Solar thermal collectors and applications
Parabolic dish reflector (PDR)
A parabolic dish reflector, shown schematically in Fig. 11, is a point-focus collector that tracks the sun in two axes, concentrating solar energy onto a receiver located at the focal point of the dish. The dish structure must track fully the sun to reflect the beam into the thermal receiver. For this purpose tracking mechanisms similar to the ones described in previous section are employed in double so as the collector is tracked in two axes.
Parabolic dishes have several important advantages:
1. Because they are always pointing the sun, they are the most efficient of all collector systems;
2. They typically have concentration ratio in the range of 600-2000, and thus are highly efficient at thermal-energy absorption and power conversion systems;
3. They have modular collector and receiver units that can either function independently or as part of a larger system of dishes.
The main use of this type of concentrator is for parabolic dish engines. A parabolic dish-engine system is an electric generator that uses sunlight instead of crude oil or coal to produce electricity. The major parts of a system are the solar dish concentrator and the power conversion unit. More details on this system are given in Section 5.6.3.
Parabolic-dish systems that generate electricity from a central power converter collect the absorbed sunlight from individual receivers and deliver it via a heat-transfer fluid to the power-conversion systems. The need to circulate heat - transfer fluid throughout the collector field raises design issues such as piping layout, pumping requirements, and thermal losses.
Systems that employ small generators at the focal point of each dish provide energy in the form of electricity rather than as heated fluid. The power conversion unit includes the thermal receiver and the heat engine. The thermal receiver absorbs the concentrated beam of solar energy, converts it to heat, and transfers the heat to the heat engine. A thermal receiver can be a bank of tubes with a cooling fluid circulating through it. The heat transfer medium usually employed as the working fluid for an engine is hydrogen or helium. Alternate thermal receivers are heat pipes wherein the boiling and condensing of an intermediate fluid is used to transfer the heat to the engine. The heat engine system takes the heat from the thermal receiver and uses it to produce electricity.
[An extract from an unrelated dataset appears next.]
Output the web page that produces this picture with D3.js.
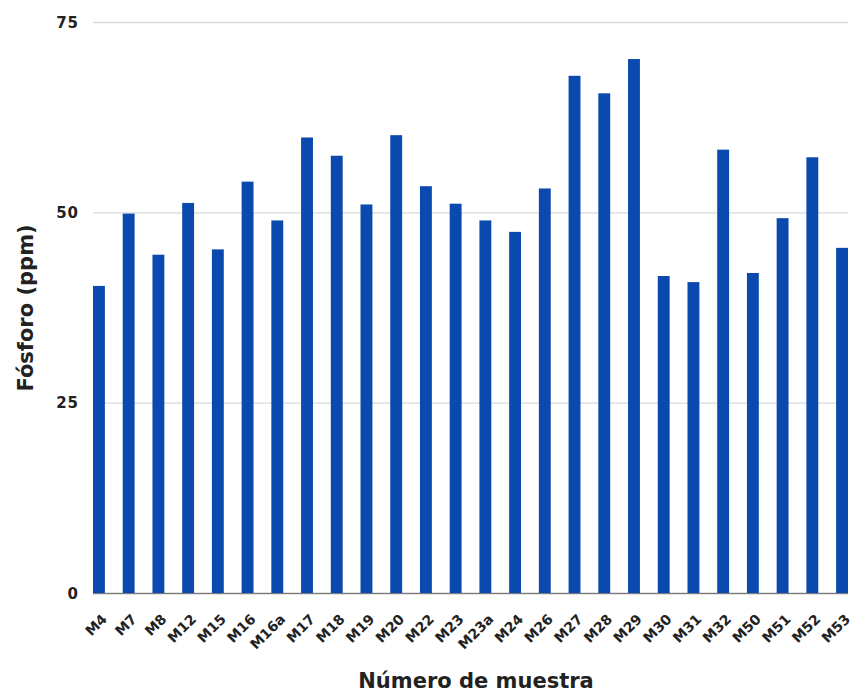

The engine-generators have several components; a receiver to absorb the concentrated sunlight to heat the working fluid of the engine, which then converts the thermal energy into mechanical work; an alternator attached to the engine to convert the work into electricity, a waste-heat exhaust system to vent excess heat to the atmosphere, and a control system to match the engine’s operation to the available solar energy. This distributed parabolic dish system lacks thermal storage capabilities, but can be hybridised to run on fossil fuel during periods without sunshine. The Stirling engine is the most common type of heat engine used in dish-engine systems. Other possible power conversion unit technologies that are evaluated for future applications are microturbines and concentrating photovoltaics [92].